** start **

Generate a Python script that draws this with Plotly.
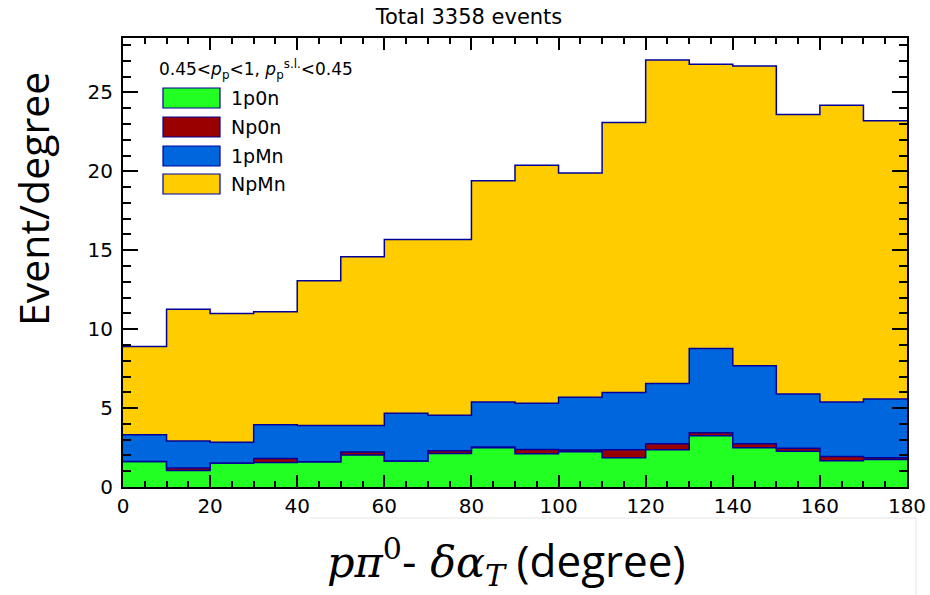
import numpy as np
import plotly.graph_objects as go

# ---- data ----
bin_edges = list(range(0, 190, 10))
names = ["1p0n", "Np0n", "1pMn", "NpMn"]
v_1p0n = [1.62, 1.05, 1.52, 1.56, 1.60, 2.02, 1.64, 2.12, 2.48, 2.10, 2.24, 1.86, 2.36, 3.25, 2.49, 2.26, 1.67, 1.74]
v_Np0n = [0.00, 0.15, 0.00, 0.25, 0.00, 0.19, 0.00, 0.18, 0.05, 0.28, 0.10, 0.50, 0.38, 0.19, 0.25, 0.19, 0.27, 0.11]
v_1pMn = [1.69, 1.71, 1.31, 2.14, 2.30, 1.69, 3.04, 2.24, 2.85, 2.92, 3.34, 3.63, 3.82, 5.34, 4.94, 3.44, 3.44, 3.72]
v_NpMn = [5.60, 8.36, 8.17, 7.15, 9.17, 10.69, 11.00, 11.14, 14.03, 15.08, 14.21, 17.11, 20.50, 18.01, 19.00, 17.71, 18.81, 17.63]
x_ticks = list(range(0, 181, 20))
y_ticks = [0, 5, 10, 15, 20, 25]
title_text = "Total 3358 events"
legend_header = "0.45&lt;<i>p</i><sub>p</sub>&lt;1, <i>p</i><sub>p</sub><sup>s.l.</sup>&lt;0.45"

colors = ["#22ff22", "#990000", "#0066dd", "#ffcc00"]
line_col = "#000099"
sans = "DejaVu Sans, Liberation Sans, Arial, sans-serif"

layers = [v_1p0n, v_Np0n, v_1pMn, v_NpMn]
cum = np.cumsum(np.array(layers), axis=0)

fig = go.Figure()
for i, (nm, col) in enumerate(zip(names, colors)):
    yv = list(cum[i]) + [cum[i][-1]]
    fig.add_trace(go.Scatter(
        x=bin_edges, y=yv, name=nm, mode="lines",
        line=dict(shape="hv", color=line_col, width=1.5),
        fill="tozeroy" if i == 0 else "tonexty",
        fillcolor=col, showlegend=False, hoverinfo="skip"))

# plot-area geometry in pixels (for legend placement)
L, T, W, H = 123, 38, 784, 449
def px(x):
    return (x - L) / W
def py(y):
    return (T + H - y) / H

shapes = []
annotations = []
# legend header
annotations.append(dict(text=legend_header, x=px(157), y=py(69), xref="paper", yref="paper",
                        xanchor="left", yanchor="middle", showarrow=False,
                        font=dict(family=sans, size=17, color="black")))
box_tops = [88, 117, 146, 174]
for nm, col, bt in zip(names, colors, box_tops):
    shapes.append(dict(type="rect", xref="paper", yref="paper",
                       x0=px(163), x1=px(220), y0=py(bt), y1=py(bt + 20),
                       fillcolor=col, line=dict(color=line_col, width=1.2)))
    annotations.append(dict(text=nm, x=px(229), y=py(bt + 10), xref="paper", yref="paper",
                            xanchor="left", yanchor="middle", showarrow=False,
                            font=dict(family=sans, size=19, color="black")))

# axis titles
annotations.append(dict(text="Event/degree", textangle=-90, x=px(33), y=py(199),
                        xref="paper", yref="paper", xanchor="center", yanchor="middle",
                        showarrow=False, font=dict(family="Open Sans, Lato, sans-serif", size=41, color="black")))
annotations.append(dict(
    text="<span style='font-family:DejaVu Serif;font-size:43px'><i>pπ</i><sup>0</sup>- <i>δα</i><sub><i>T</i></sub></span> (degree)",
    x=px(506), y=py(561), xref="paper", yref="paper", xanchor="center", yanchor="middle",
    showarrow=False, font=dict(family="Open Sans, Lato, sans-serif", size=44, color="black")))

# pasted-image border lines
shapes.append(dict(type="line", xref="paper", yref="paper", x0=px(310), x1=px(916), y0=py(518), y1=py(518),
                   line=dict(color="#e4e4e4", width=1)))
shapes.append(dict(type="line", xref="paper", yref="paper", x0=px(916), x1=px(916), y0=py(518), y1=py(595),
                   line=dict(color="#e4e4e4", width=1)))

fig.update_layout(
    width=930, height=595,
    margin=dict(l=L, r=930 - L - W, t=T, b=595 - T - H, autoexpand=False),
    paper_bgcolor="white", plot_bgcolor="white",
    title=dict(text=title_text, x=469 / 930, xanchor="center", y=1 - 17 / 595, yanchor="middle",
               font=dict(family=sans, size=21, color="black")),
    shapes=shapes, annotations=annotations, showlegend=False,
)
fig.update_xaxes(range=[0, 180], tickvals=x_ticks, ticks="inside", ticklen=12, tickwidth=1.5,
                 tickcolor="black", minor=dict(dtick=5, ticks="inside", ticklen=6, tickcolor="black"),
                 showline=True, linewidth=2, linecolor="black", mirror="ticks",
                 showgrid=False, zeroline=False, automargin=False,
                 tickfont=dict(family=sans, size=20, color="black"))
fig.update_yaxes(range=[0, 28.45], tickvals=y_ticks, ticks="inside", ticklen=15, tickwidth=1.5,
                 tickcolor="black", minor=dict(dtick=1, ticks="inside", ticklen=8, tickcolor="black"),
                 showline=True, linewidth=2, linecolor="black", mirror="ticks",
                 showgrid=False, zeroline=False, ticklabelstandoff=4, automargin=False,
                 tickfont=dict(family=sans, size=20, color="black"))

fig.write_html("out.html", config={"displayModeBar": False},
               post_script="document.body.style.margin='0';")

** end **

Repeat the listing above from its first line through the line that contains "import plotly.graph_objects as go", both included, and nothing more. Drop the pictures.

**RESULT OF THIS EXERCISE:**
Generate a Python script that draws this with Plotly.
import numpy as np
import plotly.graph_objects as go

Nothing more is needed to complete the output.